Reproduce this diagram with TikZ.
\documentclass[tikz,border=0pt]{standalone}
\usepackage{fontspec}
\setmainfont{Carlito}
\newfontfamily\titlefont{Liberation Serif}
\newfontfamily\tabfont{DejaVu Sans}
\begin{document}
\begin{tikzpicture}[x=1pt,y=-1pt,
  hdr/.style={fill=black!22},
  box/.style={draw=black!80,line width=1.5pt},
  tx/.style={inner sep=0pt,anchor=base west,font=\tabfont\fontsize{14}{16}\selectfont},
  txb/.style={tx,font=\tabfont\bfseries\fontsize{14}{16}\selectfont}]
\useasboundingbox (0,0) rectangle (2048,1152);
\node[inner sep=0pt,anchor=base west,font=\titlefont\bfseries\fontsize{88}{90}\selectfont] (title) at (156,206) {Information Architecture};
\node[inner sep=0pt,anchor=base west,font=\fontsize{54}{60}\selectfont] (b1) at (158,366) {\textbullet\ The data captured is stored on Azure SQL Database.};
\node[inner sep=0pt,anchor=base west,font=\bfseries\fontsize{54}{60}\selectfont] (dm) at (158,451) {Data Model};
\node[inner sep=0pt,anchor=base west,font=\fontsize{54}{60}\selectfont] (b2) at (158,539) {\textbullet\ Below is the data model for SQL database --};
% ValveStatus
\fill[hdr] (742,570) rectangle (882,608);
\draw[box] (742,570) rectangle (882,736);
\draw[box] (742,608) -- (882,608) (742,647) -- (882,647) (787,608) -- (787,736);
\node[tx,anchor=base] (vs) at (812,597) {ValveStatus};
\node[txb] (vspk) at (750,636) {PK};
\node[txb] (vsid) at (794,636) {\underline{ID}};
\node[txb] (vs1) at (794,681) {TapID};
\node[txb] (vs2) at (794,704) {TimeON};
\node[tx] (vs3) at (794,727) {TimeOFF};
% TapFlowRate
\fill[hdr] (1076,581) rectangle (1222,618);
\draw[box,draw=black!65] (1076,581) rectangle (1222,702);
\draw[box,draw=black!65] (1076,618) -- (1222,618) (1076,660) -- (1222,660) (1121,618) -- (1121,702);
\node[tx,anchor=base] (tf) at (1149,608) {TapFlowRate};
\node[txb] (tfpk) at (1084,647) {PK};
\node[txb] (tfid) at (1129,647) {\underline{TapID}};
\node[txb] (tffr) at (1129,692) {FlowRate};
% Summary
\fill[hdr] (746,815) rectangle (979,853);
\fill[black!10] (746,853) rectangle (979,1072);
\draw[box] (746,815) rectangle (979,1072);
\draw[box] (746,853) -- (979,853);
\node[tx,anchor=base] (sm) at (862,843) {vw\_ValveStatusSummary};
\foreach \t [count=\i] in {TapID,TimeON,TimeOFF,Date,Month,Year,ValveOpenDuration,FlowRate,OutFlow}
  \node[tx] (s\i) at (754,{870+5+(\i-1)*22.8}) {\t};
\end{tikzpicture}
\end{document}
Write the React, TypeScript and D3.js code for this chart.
-------------------------
**WHAT IS ASKED:** All the data must be duplicated exactly, with nothing added or removed.

**SOLVED EXERCISE:**
Reproduce this diagram with TikZ.
\documentclass[tikz,border=0pt]{standalone}
\usepackage{fontspec}
\setmainfont{Carlito}
\newfontfamily\titlefont{Liberation Serif}
\newfontfamily\tabfont{DejaVu Sans}
\begin{document}
\begin{tikzpicture}[x=1pt,y=-1pt,
  hdr/.style={fill=black!22},
  box/.style={draw=black!80,line width=1.5pt},
  tx/.style={inner sep=0pt,anchor=base west,font=\tabfont\fontsize{14}{16}\selectfont},
  txb/.style={tx,font=\tabfont\bfseries\fontsize{14}{16}\selectfont}]
\useasboundingbox (0,0) rectangle (2048,1152);
\node[inner sep=0pt,anchor=base west,font=\titlefont\bfseries\fontsize{88}{90}\selectfont] (title) at (156,206) {Information Architecture};
\node[inner sep=0pt,anchor=base west,font=\fontsize{54}{60}\selectfont] (b1) at (158,366) {\textbullet\ The data captured is stored on Azure SQL Database.};
\node[inner sep=0pt,anchor=base west,font=\bfseries\fontsize{54}{60}\selectfont] (dm) at (158,451) {Data Model};
\node[inner sep=0pt,anchor=base west,font=\fontsize{54}{60}\selectfont] (b2) at (158,539) {\textbullet\ Below is the data model for SQL database --};
% ValveStatus
\fill[hdr] (742,570) rectangle (882,608);
\draw[box] (742,570) rectangle (882,736);
\draw[box] (742,608) -- (882,608) (742,647) -- (882,647) (787,608) -- (787,736);
\node[tx,anchor=base] (vs) at (812,597) {ValveStatus};
\node[txb] (vspk) at (750,636) {PK};
\node[txb] (vsid) at (794,636) {\underline{ID}};
\node[txb] (vs1) at (794,681) {TapID};
\node[txb] (vs2) at (794,704) {TimeON};
\node[tx] (vs3) at (794,727) {TimeOFF};
% TapFlowRate
\fill[hdr] (1076,581) rectangle (1222,618);
\draw[box,draw=black!65] (1076,581) rectangle (1222,702);
\draw[box,draw=black!65] (1076,618) -- (1222,618) (1076,660) -- (1222,660) (1121,618) -- (1121,702);
\node[tx,anchor=base] (tf) at (1149,608) {TapFlowRate};
\node[txb] (tfpk) at (1084,647) {PK};
\node[txb] (tfid) at (1129,647) {\underline{TapID}};
\node[txb] (tffr) at (1129,692) {FlowRate};
% Summary
\fill[hdr] (746,815) rectangle (979,853);
\fill[black!10] (746,853) rectangle (979,1072);
\draw[box] (746,815) rectangle (979,1072);
\draw[box] (746,853) -- (979,853);
\node[tx,anchor=base] (sm) at (862,843) {vw\_ValveStatusSummary};
\foreach \t [count=\i] in {TapID,TimeON,TimeOFF,Date,Month,Year,ValveOpenDuration,FlowRate,OutFlow}
  \node[tx] (s\i) at (754,{870+5+(\i-1)*22.8}) {\t};
\end{tikzpicture}
\end{document}
Write the React, TypeScript and D3.js code for this chart.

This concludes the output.